Spüre in deinen Körper hinein, wenn du dich ärgerlich, traurig, wütend, verzweifelt, verlassen oder ängstlich fühlst. Wo genau spürst du dieses Gefühl? Im Bauch, in der Brust, im Kopf?

Dann lenke deine Aufmerksamkeit liebevoll in den Teil deines Körpers, wo du etwas bemerkst. Beobachte diese körperliche Empfindung und lasse sie zu. Ohne sie zu bewerten oder zu verurteilen. Einfach da sein lassen und atmen. Du kannst sie auch benennen, "Aha, da ist ein Stechen, das darf jetzt da sein", "Ah, ein Ziehen im Bauch, in Ordnung".

Wenn du das tust, wirst du merken, dass die unangenehme Empfindung langsam weniger wird.

Weil du ihr Raum gibst und sie da sein darf.

Ich möchte dir ein Beispiel von mir erzählen:

Ab und zu bekomme ich E-Mails von Menschen, die meine Arbeit kritisieren.

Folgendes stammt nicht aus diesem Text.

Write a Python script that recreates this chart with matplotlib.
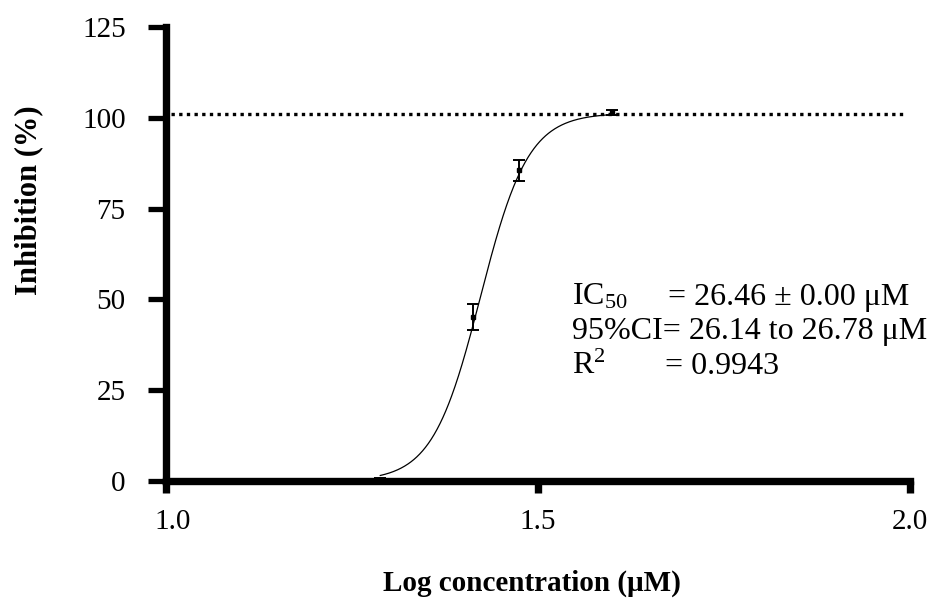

Wenn ich diese Mails lese, fängt mein Herz an schneller zu klopfen und in meinem Magen wird es ganz flau. Meine Atmung wird ganz flach.
Dann lege ich meine Hand auf mein Herz und die andere auf meinen Bauch und beginne, bewusst zu atmen. Ich sage zu mir in Gedanken: "Ah, mein Herz klopft schneller, in Ordnung, liebes Herz, das darfst du. Es ist ok. Es ist jetzt gerade schwer, das darf sein." Ich konzentriere mich in meinen Körper und bestätige liebevoll, dass alle Empfindungen in Ordnung sind und so da sein dürfen. Ich beobachte, wie sich diese Empfindungen verändern. Nach einer Weile werden sie normalerweise sanfter und verschwinden dann ganz. Danach wende ich mich wieder meinen E-Mails zu.

Natürlich kann man solche Gefühle und Empfindungen auch einfach unterdrücken und darüber hinweggehen - nur werden sie dann im Laufe der Zeit immer stärker. Mehr Angst, mehr Wut, die dann plötzlich explodieren kann.

Das kannst du dir so vorstellen:
Unterdrückte Gefühle gehen in den Keller und trainieren dort ihre Muskeln, damit sie bei der nächsten Gelegenheit umso stärker wieder hervorkommen können. (Dieser Vergleich ist aus dem Buch "Der achtsame Weg zum Selbstmitgefühl" von Christopher Germer.)

Hast du das schon einmal erlebt? Ich schon.

Gefühle alleine führen nicht zu Problemen, erst wenn wir gegen sie kämpfen, sie dauerhaft unterdrücken oder uns in ihnen suhlen, also an ihnen festkleben und sie nicht loslassen können.

Das Schöne ist, dass wir den gesunden Umgang mit Gefühlen üben können. Dann wirst du merken, dass kein einziges Gefühl ein Problem für dich sein muss, egal wie unangenehm es ist. Das ist sehr befreiend! Und du brauchst Essen, Shoppen oder Fernsehen nicht mehr als Ersatz zu verwenden, sondern kannst einen bewussteren und genussvolleren Umgang damit finden.